The 0% management fee marks one of the starkest signs yet of the pressure facing hedge funds. According to people familiar with the matter, the firm has also told clients the 0% fee will apply to any gains on the existing money they have invested in the fund, meaning that clients’ overall management fees will trend lower if the fund makes money.
Brevan will still charge a 20% performance fee on money invested in the fund, the people said.
The $ 18 billion hedge fund firm expects roughly $ 3 billion in redemptions at the end of the year, said a person familiar with the matter.
A Brevan spokesman didn’t return a request for comment on the expected redemptions.
The new terms come as investors have pulled cash from the $ 2.9 trillion hedge fund industry for three consecutive quarters for the first time since 2009, according to research firm HFR. Hedge funds have been underperforming since financial markets began their rebound in 2009, and this year on average are up 3% through July, less than half the S&P 500’s total return for the period.

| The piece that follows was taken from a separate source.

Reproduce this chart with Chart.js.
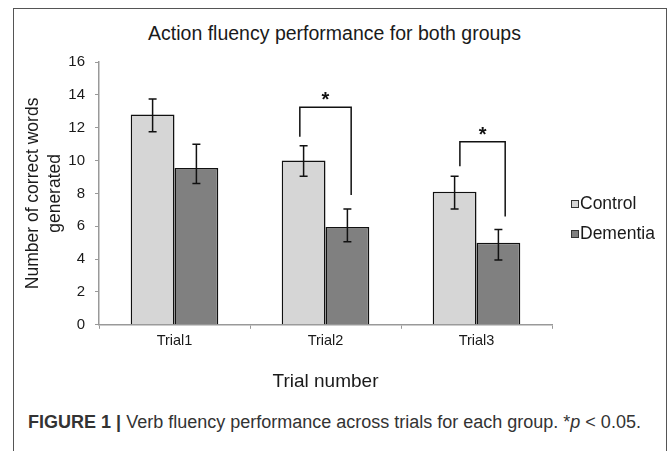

While the $ 14.5 billion Master fund was a star performer during the credit crisis, notching a 20.4% return in 2008, it is on pace to mark its third straight losing year. This year through August, the fund was down 2.5%.
The new terms will have the added benefit of generating performance fees. Some of the assets in the Master fund are below their high-water mark, meaning Brevan can’t collect performance fees on those assets until investment gains make up for previous losses.
The 0% fee kicks in on December 1, and Brevan is introducing the same terms for its much smaller Multistrategy fund.